Весной 1900 года они вернулись в Ясную Поляну Старики были им рады. Дед таскал на плечах Льва Третьего, и тогда же они снялись для фотографии «Три Льва». Фотография вышла трогательной. Внук сидит на коленях деда, сын и отец, опершись на палку, победоносно смотрит вперед. На головах отца и деда одинаковые круглые шапочки.

Но той же весной Лев Львович совершил два поступка, которые не следовало делать в суеверной русской деревне. Их с Дорой флигель стали одолевать в несметном количестве расплодившиеся ужи. Они заползали в дом, располагались на постелях и, свернувшись клубками, устраивались на цветочных клумбах.

В усадьбе Толстых в то время уже не нельзя было убивать не только ужей, но и мышей. Однако Лев Львович объявил ужам войну. Вместе с дворником Степаном он убивал их десятками и выбрасывал в канаву. Это была нехорошая примета.

Тогда же он застрелил большую рыжую собаку лесника, которая бросалась на маленького Лёвушку во время прогулок и однажды чуть не свалила с ног его няню. «Я взял ружье и, молча подойдя к сторожке, застрелил собаку почти в упор. Жена и дети сторожа выбежали на крыльцо и долго с осуждением и грустью смотрели на меня».

В августе Дора родила второго сына – Павла, и Вестерлунды во второй раз приезжали в Ясную Поляну. Доктор в ней уже вполне освоился, уходил один на ежедневные многочасовые прогулки, возвращаясь с грибами или цветами.

Между Львами, отцом и сыном, установились мирные отношения. Но в них не доставало главного – любви.

«С Львом спокойно, – пишет Толстой в дневнике, – но нехорошо тем, что я как будто презираю его. Господи – ты, который во мне, – разгорись во мне, дай мне любви».

Вообще в его записях о Лёве после его выздоровления в Швеции легко заметить один постоянный мотив. Больше всего сын терзал отца не тем, что был не согласен с его взглядами или вел себя как-то неправильно. Толстого мучил не сам Лёва, с которым тогда было в общем-то всё в порядке. Его мучила собственная нелюбовь к сыну.

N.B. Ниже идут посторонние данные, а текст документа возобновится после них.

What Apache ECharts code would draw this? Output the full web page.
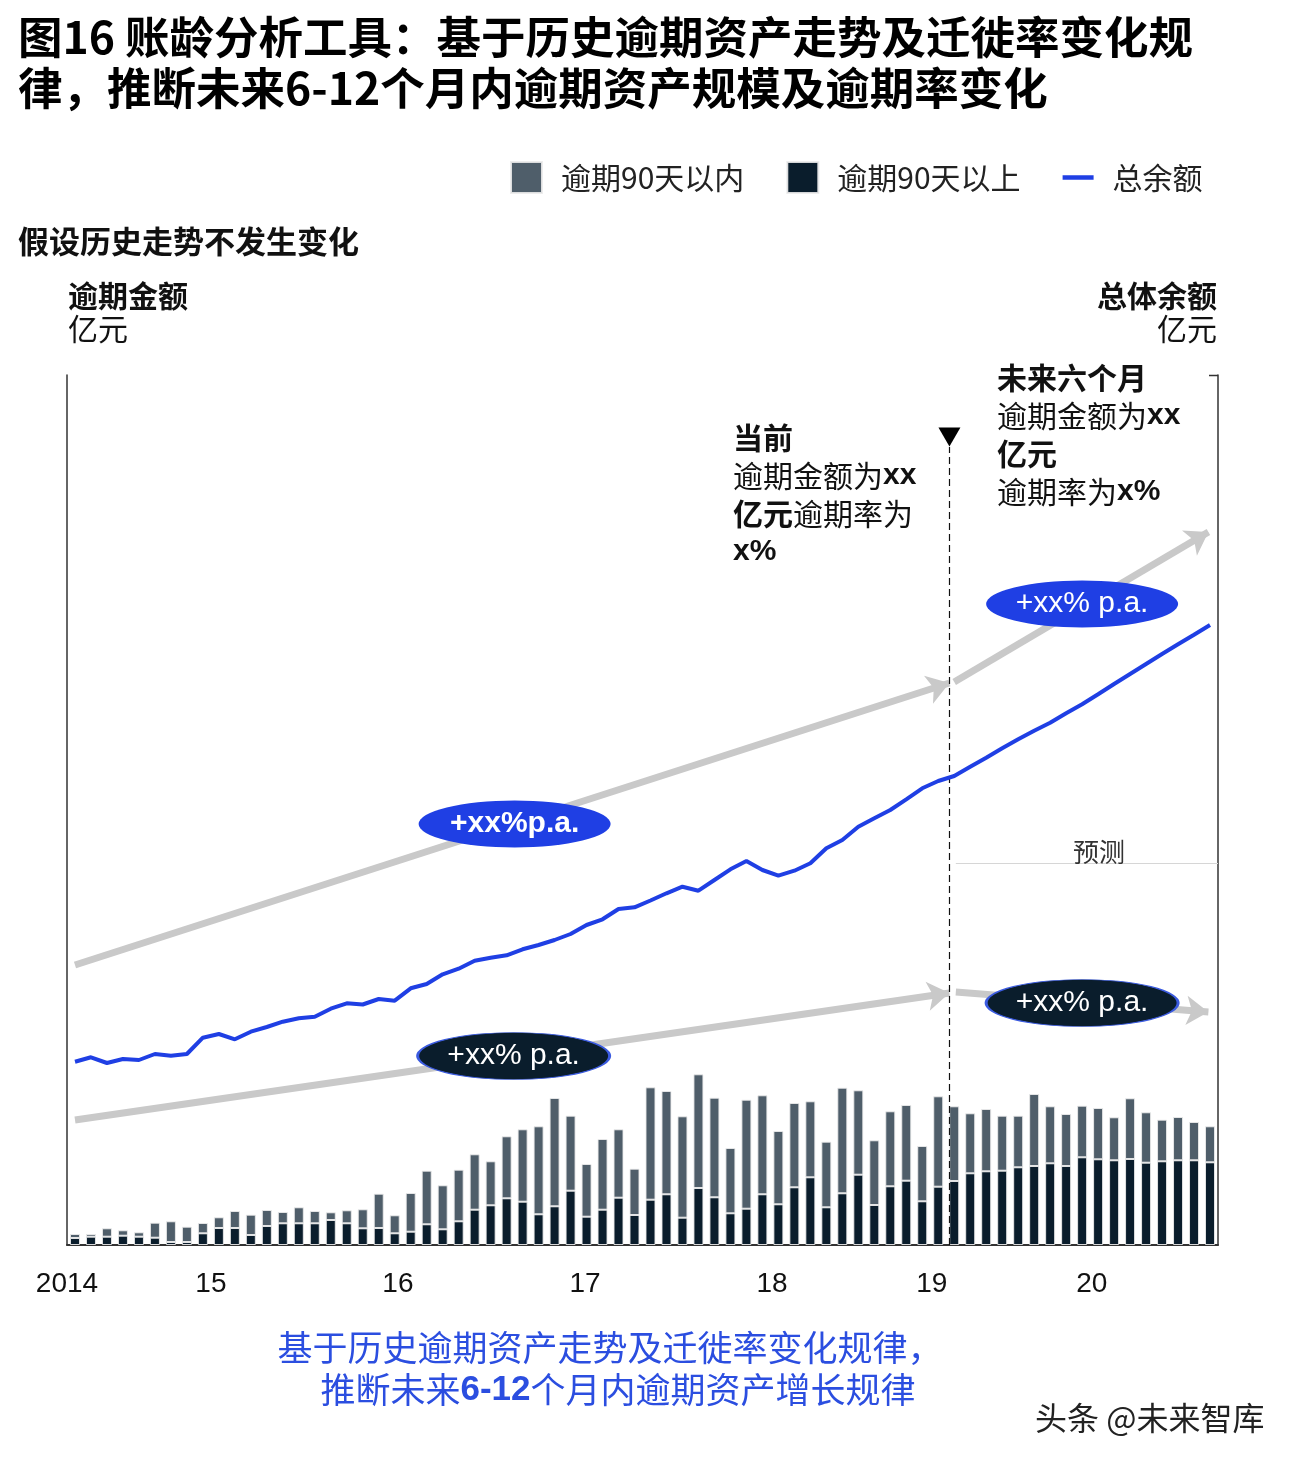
<!DOCTYPE html>
<html><head><meta charset="utf-8">
<script src="https://cdn.jsdelivr.net/npm/echarts@6/dist/echarts.min.js"></script>
<style>html,body{margin:0;padding:0;background:#fff}#c{width:1300px;height:1464px}</style>
</head><body><div id="c"></div>
<script>
// ---- data (亿元, relative scale) ----
const periods = Array.from({length: 72}, (_, i) => 'P' + (i + 1));
const over90 = [7,8.3,8.3,9.3,8.3,7.3,3,3,11.7,17,17,10,19,21.7,21.7,21.7,25,21.7,16.7,17,
  11.7,13.3,20.7,15.7,23.7,35.3,39.7,46.7,43.3,30.7,38.7,54.3,28.3,35.3,47.3,30,45.3,50.7,27.3,57,
  47.7,31.7,36.3,50.7,40.7,57.7,67.7,37.7,51.7,70.3,40,58.7,64.3,43.7,58.3,64,71.7,73.7,74.3,77.7,
  79,81.7,79,87.7,85.7,84.7,86,82.3,83.7,84.7,84.7,82.7];
const within90 = [4,2.7,8.4,5.4,4.4,15,20.7,15.3,10.3,10.7,17,20.3,16,11.3,16,12.3,7.7,13,19,34.3,
  18,38.7,53.6,44,51.6,55.4,44,62,72.4,88,108.3,75,52.7,70.7,68.4,46.3,112.4,103.3,101.4,113.7,
  99.6,65.3,109,99,73.3,84.3,76,65.6,105.6,84.4,64.7,75,75.7,55.3,90.4,74.7,60,62.3,55,51.6,
  72,57,52,51.6,51.3,43,60.7,50.4,41.6,43.3,38.3,36];
const totalBalance = [183.3,187.7,182,186,185,191,189.3,191,207.3,211,205.7,213.3,218,223.3,226.7,228.3,236.3,241.7,240.5,246,
  244.3,256.7,261,270.7,276.3,284.3,287.3,289.7,295.7,300,305,311,320,325.7,336,337.7,344.5,351.7,358.3,354.3,
  365,375.7,384,375,369.3,374.3,381.7,396.7,405,418.3,426.7,435,445.7,456.7,464,469,478.3,487.3,496.7,505.7,
  514.3,522.3,531.7,540.7,550.7,561,571,581,591,600.7,610.3,620];
const tickPositions = [-0.5, 8.5, 20.2, 31.9, 43.6, 53.6, 63.6];
const tickLabels = ['2014', '15', '16', '17', '18', '19', '20'];
const forecastStart = 54.7;
const arrowSegments = [
  [[0, 280], [54.7, 562]],
  [[55.0, 563], [70.9, 713]],
  [[0, 125], [54.7, 252]],
  [[55.1, 253], [70.9, 233]]
];
const growthBadges = [
  {pos: [27.5, 421], text: '+xx%p.a.', kind: 'blue', bold: true},
  {pos: [63.0, 641], text: '+xx% p.a.', kind: 'blue', bold: false},
  {pos: [27.44, 189], text: '+xx% p.a.', kind: 'dark', bold: false},
  {pos: [63.0, 242], text: '+xx% p.a.', kind: 'dark', bold: false}
];

const CJK = "'Noto Sans CJK SC', sans-serif";
const LAT = "'Liberation Sans', Arial, sans-serif";
const GRAY = '#4f5e6a', DARK = '#0a1d2c', BLUE = '#1f3fe4';

const chart = echarts.init(document.getElementById('c'), null, {renderer: 'canvas'});

const txt = (x, y, text, o = {}) => ({
  type: 'text', x, y, z: 100,
  style: Object.assign({text, fontFamily: CJK, fontSize: 30, fill: '#111', align: 'left', verticalAlign: 'middle'}, o)
});
const boldRich = (size, color) => ({
  b: {fontWeight: 'bold', fontFamily: CJK, fontSize: size, fill: color, lineHeight: 38},
  n: {fontFamily: CJK, fontSize: size, fill: color, lineHeight: 38},
  a: {fontWeight: 'bold', fontFamily: LAT, fontSize: size, fill: color, lineHeight: 38}
});

const option = {
  animation: false,
  backgroundColor: '#fff',
  grid: {left: 67, right: 82, top: 375, bottom: 219},
  legend: {
    left: 510, top: 161, padding: 0, itemWidth: 31, itemHeight: 31, itemGap: 42,
    symbolKeepAspect: true,
    textStyle: {fontSize: 30, fontFamily: CJK, color: '#222', padding: [0, 0, 2, 14]},
    data: [
      {name: '逾期90天以内', icon: 'rect'},
      {name: '逾期90天以上', icon: 'rect'},
      {name: '总余额', icon: 'path://M0,0h31v4.5h-31z'}
    ]
  },
  xAxis: [
    {type: 'category', data: periods, position: 'top', boundaryGap: true,
      axisLine: {show: false}, axisTick: {show: false}, axisLabel: {show: false}},
    {type: 'value', min: -0.5, max: 71.5, position: 'bottom',
      axisLine: {show: true, onZero: false, lineStyle: {color: '#333', width: 2}},
      axisTick: {show: false}, splitLine: {show: false},
      axisLabel: {
        customValues: tickPositions,
        formatter: v => {
          let best = 0;
          tickPositions.forEach((p, i) => { if (Math.abs(p - v) < Math.abs(tickPositions[best] - v)) best = i; });
          return tickLabels[best];
        },
        fontSize: 28, fontFamily: LAT, color: '#111', margin: 25
      }}
  ],
  yAxis: [
    {type: 'value', min: 0, max: 870, position: 'left',
      axisLine: {show: true, onZero: false, lineStyle: {color: '#333', width: 1.5}},
      axisTick: {show: false}, axisLabel: {show: false}, splitLine: {show: false}},
    {type: 'value', min: 0, max: 870, position: 'right',
      axisLine: {show: true, onZero: false, lineStyle: {color: '#333', width: 1.5}},
      axisTick: {show: false}, axisLabel: {show: false}, splitLine: {show: false}}
  ],
  series: [
    {name: '逾期90天以上', type: 'bar', stack: 'od', xAxisIndex: 0, yAxisIndex: 0, barWidth: 10,
      data: over90, itemStyle: {color: DARK, borderColor: 'rgba(235,235,235,0.9)', borderWidth: 1}},
    {name: '逾期90天以内', type: 'bar', stack: 'od', xAxisIndex: 0, yAxisIndex: 0, barWidth: 10,
      data: within90, itemStyle: {color: GRAY, borderColor: 'rgba(235,235,235,0.9)', borderWidth: 1}},
    {name: 'arrows', type: 'line', xAxisIndex: 1, yAxisIndex: 1, data: [], z: 3,
      markLine: {
        silent: true, symbol: ['none', 'arrow'], symbolSize: 22, label: {show: false},
        lineStyle: {color: '#c9c9c9', width: 7, type: 'solid'},
        emphasis: {disabled: true},
        data: arrowSegments.map(s => [{coord: s[0]}, {coord: s[1]}])
      }},
    {name: 'guides', type: 'line', xAxisIndex: 1, yAxisIndex: 1, data: [], z: 4,
      markLine: {
        silent: true, symbol: ['none', 'none'], label: {show: false}, emphasis: {disabled: true},
        data: [
          [{coord: [forecastStart, 0], lineStyle: {color: '#111', width: 1.2, type: [7, 4]}},
           {coord: [forecastStart, 798]}],
          [{coord: [55.1, 382], lineStyle: {color: '#d6d6d6', width: 1, type: 'solid'}},
           {coord: [71.5, 382]}]
        ]
      }},
    {name: '总余额', type: 'line', xAxisIndex: 0, yAxisIndex: 1, data: totalBalance, z: 5,
      symbol: 'none', lineStyle: {color: BLUE, width: 4}, itemStyle: {color: BLUE}},
    {name: 'badges', type: 'line', xAxisIndex: 1, yAxisIndex: 1, data: [], z: 10,
      markPoint: {
        silent: true,
        data: growthBadges.map(b => ({
          coord: b.pos, symbol: 'circle', symbolSize: [192, 47],
          itemStyle: b.kind === 'blue' ? {color: BLUE} : {color: DARK, borderColor: '#3b5be0', borderWidth: 1.5},
          label: {show: true, position: 'inside', formatter: b.text, color: '#fff', fontSize: 30,
            fontFamily: LAT, fontWeight: b.bold ? 'bold' : 'normal'}
        })).concat([{
          coord: [forecastStart, 808], symbol: 'triangle', symbolRotate: 180, symbolSize: [22, 19],
          itemStyle: {color: '#000'}, label: {show: false}
        }])
      }}
  ],
  graphic: [
    txt(18, 37, '图16 账龄分析工具：基于历史逾期资产走势及迁徙率变化规', {fontSize: 44.5, fontWeight: 'bold', fill: '#000'}),
    txt(18, 88, '律，推断未来6-12个月内逾期资产规模及逾期率变化', {fontSize: 44.5, fontWeight: 'bold', fill: '#000'}),
    txt(18, 241, '假设历史走势不发生变化', {fontSize: 31, fontWeight: 'bold'}),
    txt(68, 296, '逾期金额', {fontWeight: 'bold'}),
    txt(68, 329, '亿元'),
    txt(1217, 296, '总体余额', {fontWeight: 'bold', align: 'right'}),
    txt(1217, 329, '亿元', {align: 'right'}),
    {type: 'polyline', z: 100, shape: {points: [[1209, 375.5], [1218, 375.5]]}, style: {stroke: '#333', lineWidth: 1.5}},
    {type: 'text', x: 733, y: 419, z: 100, style: {
      text: '{b|当前}\n{n|逾期金额为}{a|xx}\n{b|亿元}{n|逾期率为}\n{a|x%}',
      rich: boldRich(30, '#111'), verticalAlign: 'top', align: 'left'}},
    {type: 'text', x: 997, y: 359, z: 100, style: {
      text: '{b|未来六个月}\n{n|逾期金额为}{a|xx}\n{b|亿元}\n{n|逾期率为}{a|x%}',
      rich: boldRich(30, '#111'), verticalAlign: 'top', align: 'left'}},
    txt(1099, 852, '预测', {fontSize: 26, align: 'center', fill: '#333'}),
    {type: 'text', x: 610, y: 1348, z: 100, style: {
      text: '基于历史逾期资产走势及迁徙率变化规律，', fontFamily: CJK, fontSize: 35, fill: '#2b4ee0',
      align: 'center', verticalAlign: 'middle'}},
    {type: 'text', x: 618, y: 1390, z: 100, style: {
      text: '{n|推断未来}{a|6-12}{n|个月内逾期资产增长规律}',
      rich: {n: {fontFamily: CJK, fontSize: 35, fill: '#2b4ee0'}, a: {fontFamily: LAT, fontWeight: 'bold', fontSize: 35, fill: '#2b4ee0'}},
      align: 'center', verticalAlign: 'middle'}},
    txt(1035, 1418, '头条 @未来智库', {fontSize: 32, fill: '#222'})
  ]
};
chart.setOption(option);
</script></body></html>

«Сознание необходимости любви помогает мне, – пишет он. – Замечаю на Лёве». Но позже: «…не могу победить отвращения и досады. Надо учиться». Лёва как бы испытывает его на любовь. «Я огорчил его, сказав правду. Нехорошо. Надо было сделать мягче, добрее». Порой отношения с сыном Толстой воспринимает как духовное упражнение. «Мне было с ним лучше. Хотя пассивная гимнастика была и очень сильная…»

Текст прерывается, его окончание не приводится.